MEMS accelerometers are widely used devices, second only to pressure sensors. While traditionally used for vibration monitoring and inertial navigation, applications are expanding to health monitoring and implantable devices. Piezoelectric MEMS accelerometers offer advantages over piezoresistive and capacitive types, including higher temperature stability, robustness, and sensitivity. However, high-performance piezoelectric materials like PZT raise environmental concerns due to heavy metals, while lead-free alternatives have their own sustainability challenges. The use of poly(vinylidene fluoride) (PVDF) offers a solution: it has higher piezoelectric coefficients than some environmentally friendly alternatives like ZnO and AIN, and it enables simpler fabrication flows using techniques like laser micromachining and additive manufacturing. This research addresses the lack of mature research on high-performance polymeric piezoelectric MEMS accelerometers, specifically focusing on conventional accelerometers (as opposed to energy harvesters) to overcome bandwidth limitations. The paper proposes a new design for PVDF-based piezoelectric MEMS accelerometers, fabricates three samples using a simplified microfabrication technology, and characterizes their performance.

The paper reviews the existing literature on MEMS accelerometers, highlighting the advantages and disadvantages of different coupling principles (capacitive, piezoresistive, piezoelectric). It discusses the environmental concerns associated with traditional piezoelectric materials (PZT, KNN) and the limitations of more environmentally friendly alternatives (AIN, ZnO). The literature review emphasizes the potential of PVDF as a suitable piezoelectric material for MEMS accelerometers due to its higher piezoelectric coefficients and compatibility with advanced fabrication methods. It also notes the relative lack of research on high-performance polymeric piezoelectric MEMS accelerometers designed for conventional operation (as opposed to energy harvesting applications).

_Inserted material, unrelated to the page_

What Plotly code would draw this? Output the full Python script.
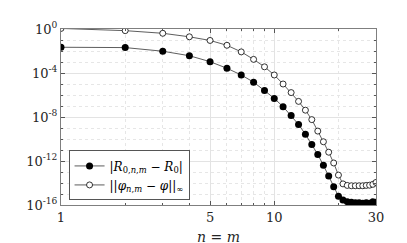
import plotly.graph_objects as go

n = list(range(1, 31))
# log10 of errors
logR = [-1.66, -1.69, -2.02, -2.43, -2.97, -3.57, -4.18, -4.83, -5.6, -6.31,
        -7.06, -7.86, -8.68, -9.57, -10.5, -11.41, -12.39, -13.37, -14.35, -15.2,
        -15.55, -15.7, -15.75, -15.8, -15.8, -15.85, -15.8, -15.85, -15.7, -15.75]
logPhi = [0.05, -0.15, -0.39, -0.71, -1.04, -1.48, -2.08, -2.76, -3.44, -4.18,
          -5.0, -5.78, -6.58, -7.38, -8.24, -9.28, -10.25, -11.2, -12.18, -13.28,
          -14.08, -14.22, -14.25, -14.25, -14.25, -14.25, -14.22, -14.2, -14.12, -13.95]
R_err = [10 ** v for v in logR]
phi_err = [10 ** v for v in logPhi]

ytick_vals = [1, 1e-4, 1e-8, 1e-12, 1e-16]
ytick_text = ["10<sup>0</sup>", "10<sup>-4</sup>", "10<sup>-8</sup>", "10<sup>-12</sup>", "10<sup>-16</sup>"]
xtick_vals = [1, 5, 10, 30]
xtick_text = ["1", "5", "10", "30"]

font = "DejaVu Serif"

fig = go.Figure()
fig.add_trace(go.Scatter(
    x=n, y=R_err, mode="lines+markers",
    name="|<i>R</i><sub>0,<i>n</i>,<i>m</i></sub> − <i>R</i><sub>0</sub>|",
    line=dict(color="#333333", width=0.8),
    marker=dict(symbol="circle", size=7, color="black"),
))
fig.add_trace(go.Scatter(
    x=n, y=phi_err, mode="lines+markers",
    name="||<i>φ</i><sub><i>n</i>,<i>m</i></sub> − <i>φ</i>||<sub>∞</sub>",
    line=dict(color="#333333", width=0.8),
    marker=dict(symbol="circle", size=6, color="white", line=dict(color="black", width=0.8)),
))

axis_common = dict(
    showline=True, linecolor="#7f7f7f", linewidth=1, mirror="allticks",
    ticks="inside", ticklen=4, tickcolor="#555555",
    showgrid=True, gridcolor="#e3e3e3", gridwidth=1,
    zeroline=False,
    tickfont=dict(family=font, size=13, color="#262626"),
)

fig.update_xaxes(
    type="log", range=[0, 1.4771], tickvals=xtick_vals, ticktext=xtick_text,
    minor=dict(tickvals=[2, 3, 4, 6, 7, 8, 9, 20], showgrid=True, gridcolor="#e6e6e6",
               griddash="dot", ticks="inside", ticklen=2, tickcolor="#555555"),
    **axis_common,
)
fig.update_yaxes(
    type="log", range=[-16, 0], tickvals=ytick_vals, ticktext=ytick_text,
    minor=dict(tickvals=[10 ** -k for k in range(1, 16) if k % 4 != 0], showgrid=True,
               gridcolor="#e6e6e6", griddash="dot", ticks="inside", ticklen=2, tickcolor="#555555"),
    **axis_common,
)

fig.add_annotation(
    text="<i>n</i> = <i>m</i>", xref="paper", yref="paper", x=0.5, y=-0.18,
    xanchor="center", yanchor="middle", showarrow=False,
    font=dict(family=font, size=14, color="#262626"),
)

fig.update_layout(
    width=407, height=243,
    margin=dict(l=53, r=39, t=17, b=46),
    plot_bgcolor="white", paper_bgcolor="white",
    font=dict(family=font),
    showlegend=True,
    legend=dict(
        x=0.024, y=0.026, xanchor="left", yanchor="bottom",
        bgcolor="white", bordercolor="#555555", borderwidth=1,
        font=dict(family=font, size=12, color="black"),
        itemwidth=30, tracegroupgap=0,
    ),
)

fig.write_html("out.html")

The study proposes a novel design for a PVDF-based piezoelectric MEMS accelerometer. The design incorporates six identical cantilever-based sensing units connected in parallel to increase reliability and magnify the effect of performance optimization. The design utilizes a 100 µm thick PVDF layer for optimal sensitivity, a 75 µm thick polyimide layer for structural stability, and 3D-printed inertial mass. A simplified fabrication process is employed, involving laser micromachining of thin films and 3D stereolithography. The fabrication process bypasses traditional micromachining steps, reducing complexity. Three samples were fabricated and characterized for mechanical resonance behavior, frequency response, sensitivity, and noise density. Finite element analysis (FEA) using COMSOL was employed to simulate the device's fundamental resonant frequency and stress conditions under acceleration. Experimental characterization involved measuring the mechanical resonance behavior and evaluating the performance as an accelerometer.

The fabricated PVDF-based MEMS accelerometer demonstrated a sensitivity of 21.82 pC/g (equivalent open-circuit voltage sensitivity: 126.32 mV/g), a 5% flat band of 58.5 Hz, and a noise density of 6.02 µg/v/Hz. These results are comparable to state-of-the-art PZT-based accelerometers and surpass the performance of several commercial MEMS accelerometers. The device’s small area (10 times smaller) and wide flat band (4 times larger) compared to previous organic piezoelectric MEMS accelerometers are significant advantages. The theoretical feasibility of the design is supported by equations describing piezoelectric sensing, stress, and bending in response to mechanical input. The simulation results, including the fundamental resonant frequency (126.46 Hz) and stress distribution under acceleration, align well with theoretical predictions and experimental measurements. Optical images of the fabricated samples demonstrate the successful implementation of the proposed fabrication flow.

The achieved performance metrics demonstrate the potential of PVDF-based piezoelectric MEMS accelerometers as a viable alternative to traditional PZT-based devices. The superior performance coupled with the simplified and environmentally friendly fabrication process addresses critical limitations of existing technologies. The significantly smaller device area opens possibilities for miniaturized applications. The results validate the theoretical analysis and design choices, showing that a thicker PVDF layer contributes to higher sensitivity. The use of a simplified fabrication flow reduces manufacturing complexity and cost while promoting sustainability. This research makes a substantial contribution to the field of polymeric MEMS devices and specifically advances the development of fully organic inertial sensing microsystems.

This study successfully demonstrated a high-performance PVDF-based piezoelectric MEMS accelerometer with significantly improved characteristics compared to existing organic alternatives. The simplified fabrication process offers advantages in terms of cost, time, and environmental impact. Future work could explore further optimization of the device design and fabrication process to enhance performance and expand applications in fields such as flexible electronics and implantable sensors.

The study only fabricated and characterized three samples, limiting the statistical power of the results. Further testing with a larger number of samples is needed to confirm the reproducibility and robustness of the findings. The long-term stability and reliability of the device under various environmental conditions have not been fully investigated and should be explored in future studies.